What to work on → Exactly repeat the material, dropping only the pictures.

Data excerpt →
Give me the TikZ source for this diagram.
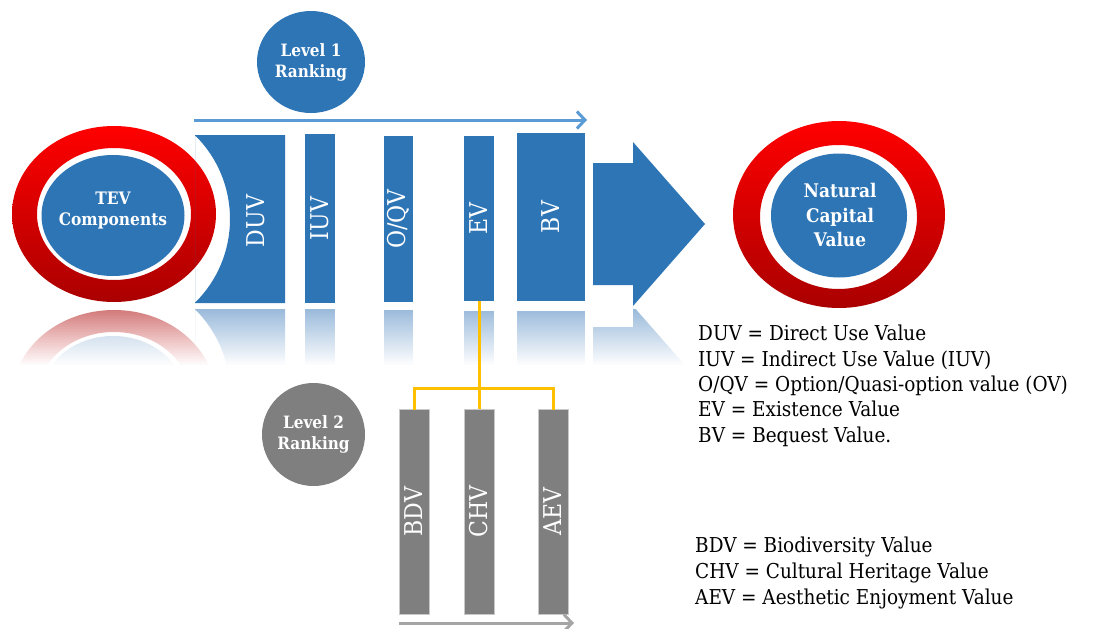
\documentclass[tikz,border=0pt]{standalone}
\usepackage{fontspec}
\setmainfont{DejaVu Serif}[FakeStretch=0.9]
\usetikzlibrary{arrows.meta,shapes.geometric}

\definecolor{tevblue}{RGB}{46,117,182}
\definecolor{paleblue}{RGB}{150,184,218}
\definecolor{lineblue}{RGB}{91,155,213}
\definecolor{ringred}{RGB}{255,0,0}
\definecolor{ringdark}{RGB}{170,0,0}
\definecolor{bargray}{RGB}{127,127,127}
\definecolor{baredge}{RGB}{200,200,200}
\definecolor{linkgold}{RGB}{255,192,0}
\definecolor{arrowgray}{RGB}{165,165,165}

\tikzset{
  topbar/.style={fill=tevblue, inner sep=0pt},
  lowbar/.style={fill=bargray, draw=baredge, line width=0.8pt, inner sep=0pt,
                 minimum width=30pt, minimum height=205pt},
  bartext/.style={text=white, font=\fontsize{24.5}{24.5}\selectfont, rotate=90, inner sep=0pt},
  ringtext/.style={text=white, font=\bfseries\fontsize{17.2}{21}\selectfont, align=center, inner sep=0pt},
  rankdisc/.style={ellipse, inner sep=0pt, text=white, align=center,
                   font=\bfseries\fontsize{17}{21}\selectfont},
  legendline/.style={anchor=base west, inner sep=0pt, font=\fontsize{20.5}{25}\selectfont},
  goldlink/.style={linkgold, line width=3pt},
}

\begin{document}
\begin{tikzpicture}[x=1pt, y=-1pt]
\useasboundingbox[fill=white] (0,0) rectangle (1106,629);

% ---------- mirrored shapes below the main row ----------
\begin{scope}
  \clip (0,309) rectangle (700,368);
  \shade[top color=ringdark!55!white, bottom color=ringred!45!white, even odd rule]
    (114,398) ellipse [x radius=102, y radius=88]
    (114,398) ellipse [x radius=77, y radius=66];
  \fill[paleblue!80!white] (113,396.5) ellipse [x radius=71.5, y radius=60.5];
  \begin{scope}
    \clip (195,309) rectangle (285,400);
    \fill[paleblue, even odd rule] (195,309) rectangle (285,400)
      (114,393) ellipse [x radius=116, y radius=117];
  \end{scope}
  \fill[paleblue] (305,309) rectangle (335,400);
  \fill[paleblue] (384,310) rectangle (413,400);
  \fill[paleblue] (464,311) rectangle (494,400);
  \fill[paleblue] (517,311) rectangle (585,400);
  \fill[paleblue] (593,449) -- (633,449) -- (633,470) -- (705,388)
    -- (633,306) -- (633,327) -- (593,327) -- cycle;
\end{scope}
% fade the mirrored shapes out, strip by strip
\foreach \i in {0,...,28}
  \fill[white, opacity={0.05+0.95*\i/28}] (0,309+2*\i) rectangle (702,311+2*\i);
\fill[white] (0,365) rectangle (702,374);

% ---------- TEV components ring ----------
\shade[top color=ringred, bottom color=ringdark, even odd rule]
  (114,214) ellipse [x radius=102, y radius=88]
  (114,214) ellipse [x radius=77, y radius=66];
\fill[tevblue] (113,215.5) ellipse [x radius=71.5, y radius=60.5];
\node[ringtext] (tev) at (113,211) {TEV\\Components};

% ---------- level 1 components ----------
\begin{scope}
  \clip (195,135) rectangle (285,303);
  \fill[tevblue, even odd rule] (195,135) rectangle (285,303)
    (114,219) ellipse [x radius=116, y radius=117];
\end{scope}
\node[bartext] (duv) at (256,221) {DUV};

\node[topbar, minimum width=30pt, minimum height=169pt] (iuv) at (320,218.5) {};
\node[topbar, minimum width=29pt, minimum height=166pt] (oqv) at (398.5,219) {};
\node[topbar, minimum width=30pt, minimum height=165pt] (ev)  at (479,218.5) {};
\node[topbar, minimum width=68pt, minimum height=168pt] (bv)  at (551,217) {};
\node[bartext] at (iuv) {IUV};
\node[bartext] at (oqv) {O/QV};
\node[bartext] at (ev) {EV};
\node[bartext] at (bv) {BV};

% big block arrow towards the result
\fill[tevblue] (593,163) -- (633,163) -- (633,142) -- (705,224)
  -- (633,306) -- (633,285) -- (593,285) -- cycle;

% level 1 ranking
\node[rankdisc, fill=tevblue, minimum width=108pt, minimum height=102pt] (lvl1) at (311,62)
  {Level 1\\Ranking};
\coordinate (r1a) at (194,120);
\coordinate (r1b) at (587,120);
\draw[lineblue, line width=3pt, -{Straight Barb[length=8pt, width=17pt]}] (r1a) -- (r1b);

% ---------- natural capital value ring ----------
\shade[top color=ringred, bottom color=ringdark, even odd rule]
  (839,214.5) ellipse [x radius=106, y radius=93.5]
  (838.5,217) ellipse [x radius=78.5, y radius=72];
\fill[tevblue] (839,215.5) ellipse [x radius=68, y radius=62];
\node[ringtext, font=\bfseries\fontsize{18.8}{24.5}\selectfont] (ncv) at (840,215)
  {Natural\\Capital\\Value};

% ---------- level 2 components ----------
\node[lowbar] (bdv) at (414,511.5) {};
\node[lowbar] (chv) at (479,511.5) {};
\node[lowbar] (aev) at (553,511.5) {};
\node[bartext] at (bdv) {BDV};
\node[bartext] at (chv) {CHV};
\node[bartext] at (aev) {AEV};

\coordinate (fork) at (479,388);
\draw[goldlink] (ev.south) -- (fork);
\draw[goldlink] (fork) -- (chv.north);
\draw[goldlink, line cap=rect] (fork) -| (bdv.north);
\draw[goldlink, line cap=rect] (fork) -| (aev.north);

\node[rankdisc, fill=bargray, minimum width=103pt, minimum height=103pt] (lvl2) at (313.5,434.5)
  {Level 2\\Ranking};
\coordinate (r2a) at (399,623);
\coordinate (r2b) at (574,623);
\draw[arrowgray, line width=3pt, -{Straight Barb[length=8pt, width=17pt]}] (r2a) -- (r2b);

% ---------- legends ----------
\node[legendline] (l1) at (698,340.5) {DUV = Direct Use Value};
\node[legendline] (l2) at (698,366.5) {IUV = Indirect Use Value (IUV)};
\node[legendline] (l3) at (698,391.5) {O/QV = Option/Quasi-option value (OV)};
\node[legendline] (l4) at (698,416.5) {EV = Existence Value};
\node[legendline] (l5) at (698,442.5) {BV = Bequest Value.};

\node[legendline] (m1) at (695,552.5) {BDV = Biodiversity Value};
\node[legendline] (m2) at (695,578.5) {CHV = Cultural Heritage Value};
\node[legendline] (m3) at (695,604.5) {AEV = Aesthetic Enjoyment Value};
\end{tikzpicture}
\end{document}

Task output →
Give me the TikZ source for this diagram.
\documentclass[tikz,border=0pt]{standalone}
\usepackage{fontspec}
\setmainfont{DejaVu Serif}[FakeStretch=0.9]
\usetikzlibrary{arrows.meta,shapes.geometric}

\definecolor{tevblue}{RGB}{46,117,182}
\definecolor{paleblue}{RGB}{150,184,218}
\definecolor{lineblue}{RGB}{91,155,213}
\definecolor{ringred}{RGB}{255,0,0}
\definecolor{ringdark}{RGB}{170,0,0}
\definecolor{bargray}{RGB}{127,127,127}
\definecolor{baredge}{RGB}{200,200,200}
\definecolor{linkgold}{RGB}{255,192,0}
\definecolor{arrowgray}{RGB}{165,165,165}

\tikzset{
  topbar/.style={fill=tevblue, inner sep=0pt},
  lowbar/.style={fill=bargray, draw=baredge, line width=0.8pt, inner sep=0pt,
                 minimum width=30pt, minimum height=205pt},
  bartext/.style={text=white, font=\fontsize{24.5}{24.5}\selectfont, rotate=90, inner sep=0pt},
  ringtext/.style={text=white, font=\bfseries\fontsize{17.2}{21}\selectfont, align=center, inner sep=0pt},
  rankdisc/.style={ellipse, inner sep=0pt, text=white, align=center,
                   font=\bfseries\fontsize{17}{21}\selectfont},
  legendline/.style={anchor=base west, inner sep=0pt, font=\fontsize{20.5}{25}\selectfont},
  goldlink/.style={linkgold, line width=3pt},
}

\begin{document}
\begin{tikzpicture}[x=1pt, y=-1pt]
\useasboundingbox[fill=white] (0,0) rectangle (1106,629);

% ---------- mirrored shapes below the main row ----------
\begin{scope}
  \clip (0,309) rectangle (700,368);
  \shade[top color=ringdark!55!white, bottom color=ringred!45!white, even odd rule]
    (114,398) ellipse [x radius=102, y radius=88]
    (114,398) ellipse [x radius=77, y radius=66];
  \fill[paleblue!80!white] (113,396.5) ellipse [x radius=71.5, y radius=60.5];
  \begin{scope}
    \clip (195,309) rectangle (285,400);
    \fill[paleblue, even odd rule] (195,309) rectangle (285,400)
      (114,393) ellipse [x radius=116, y radius=117];
  \end{scope}
  \fill[paleblue] (305,309) rectangle (335,400);
  \fill[paleblue] (384,310) rectangle (413,400);
  \fill[paleblue] (464,311) rectangle (494,400);
  \fill[paleblue] (517,311) rectangle (585,400);
  \fill[paleblue] (593,449) -- (633,449) -- (633,470) -- (705,388)
    -- (633,306) -- (633,327) -- (593,327) -- cycle;
\end{scope}
% fade the mirrored shapes out, strip by strip
\foreach \i in {0,...,28}
  \fill[white, opacity={0.05+0.95*\i/28}] (0,309+2*\i) rectangle (702,311+2*\i);
\fill[white] (0,365) rectangle (702,374);

% ---------- TEV components ring ----------
\shade[top color=ringred, bottom color=ringdark, even odd rule]
  (114,214) ellipse [x radius=102, y radius=88]
  (114,214) ellipse [x radius=77, y radius=66];
\fill[tevblue] (113,215.5) ellipse [x radius=71.5, y radius=60.5];
\node[ringtext] (tev) at (113,211) {TEV\\Components};

% ---------- level 1 components ----------
\begin{scope}
  \clip (195,135) rectangle (285,303);
  \fill[tevblue, even odd rule] (195,135) rectangle (285,303)
    (114,219) ellipse [x radius=116, y radius=117];
\end{scope}
\node[bartext] (duv) at (256,221) {DUV};

\node[topbar, minimum width=30pt, minimum height=169pt] (iuv) at (320,218.5) {};
\node[topbar, minimum width=29pt, minimum height=166pt] (oqv) at (398.5,219) {};
\node[topbar, minimum width=30pt, minimum height=165pt] (ev)  at (479,218.5) {};
\node[topbar, minimum width=68pt, minimum height=168pt] (bv)  at (551,217) {};
\node[bartext] at (iuv) {IUV};
\node[bartext] at (oqv) {O/QV};
\node[bartext] at (ev) {EV};
\node[bartext] at (bv) {BV};

% big block arrow towards the result
\fill[tevblue] (593,163) -- (633,163) -- (633,142) -- (705,224)
  -- (633,306) -- (633,285) -- (593,285) -- cycle;

% level 1 ranking
\node[rankdisc, fill=tevblue, minimum width=108pt, minimum height=102pt] (lvl1) at (311,62)
  {Level 1\\Ranking};
\coordinate (r1a) at (194,120);
\coordinate (r1b) at (587,120);
\draw[lineblue, line width=3pt, -{Straight Barb[length=8pt, width=17pt]}] (r1a) -- (r1b);

% ---------- natural capital value ring ----------
\shade[top color=ringred, bottom color=ringdark, even odd rule]
  (839,214.5) ellipse [x radius=106, y radius=93.5]
  (838.5,217) ellipse [x radius=78.5, y radius=72];
\fill[tevblue] (839,215.5) ellipse [x radius=68, y radius=62];
\node[ringtext, font=\bfseries\fontsize{18.8}{24.5}\selectfont] (ncv) at (840,215)
  {Natural\\Capital\\Value};

% ---------- level 2 components ----------
\node[lowbar] (bdv) at (414,511.5) {};
\node[lowbar] (chv) at (479,511.5) {};
\node[lowbar] (aev) at (553,511.5) {};
\node[bartext] at (bdv) {BDV};
\node[bartext] at (chv) {CHV};
\node[bartext] at (aev) {AEV};

\coordinate (fork) at (479,388);
\draw[goldlink] (ev.south) -- (fork);
\draw[goldlink] (fork) -- (chv.north);
\draw[goldlink, line cap=rect] (fork) -| (bdv.north);
\draw[goldlink, line cap=rect] (fork) -| (aev.north);

\node[rankdisc, fill=bargray, minimum width=103pt, minimum height=103pt] (lvl2) at (313.5,434.5)
  {Level 2\\Ranking};
\coordinate (r2a) at (399,623);
\coordinate (r2b) at (574,623);
\draw[arrowgray, line width=3pt, -{Straight Barb[length=8pt, width=17pt]}] (r2a) -- (r2b);

% ---------- legends ----------
\node[legendline] (l1) at (698,340.5) {DUV = Direct Use Value};
\node[legendline] (l2) at (698,366.5) {IUV = Indirect Use Value (IUV)};
\node[legendline] (l3) at (698,391.5) {O/QV = Option/Quasi-option value (OV)};
\node[legendline] (l4) at (698,416.5) {EV = Existence Value};
\node[legendline] (l5) at (698,442.5) {BV = Bequest Value.};

\node[legendline] (m1) at (695,552.5) {BDV = Biodiversity Value};
\node[legendline] (m2) at (695,578.5) {CHV = Cultural Heritage Value};
\node[legendline] (m3) at (695,604.5) {AEV = Aesthetic Enjoyment Value};
\end{tikzpicture}
\end{document}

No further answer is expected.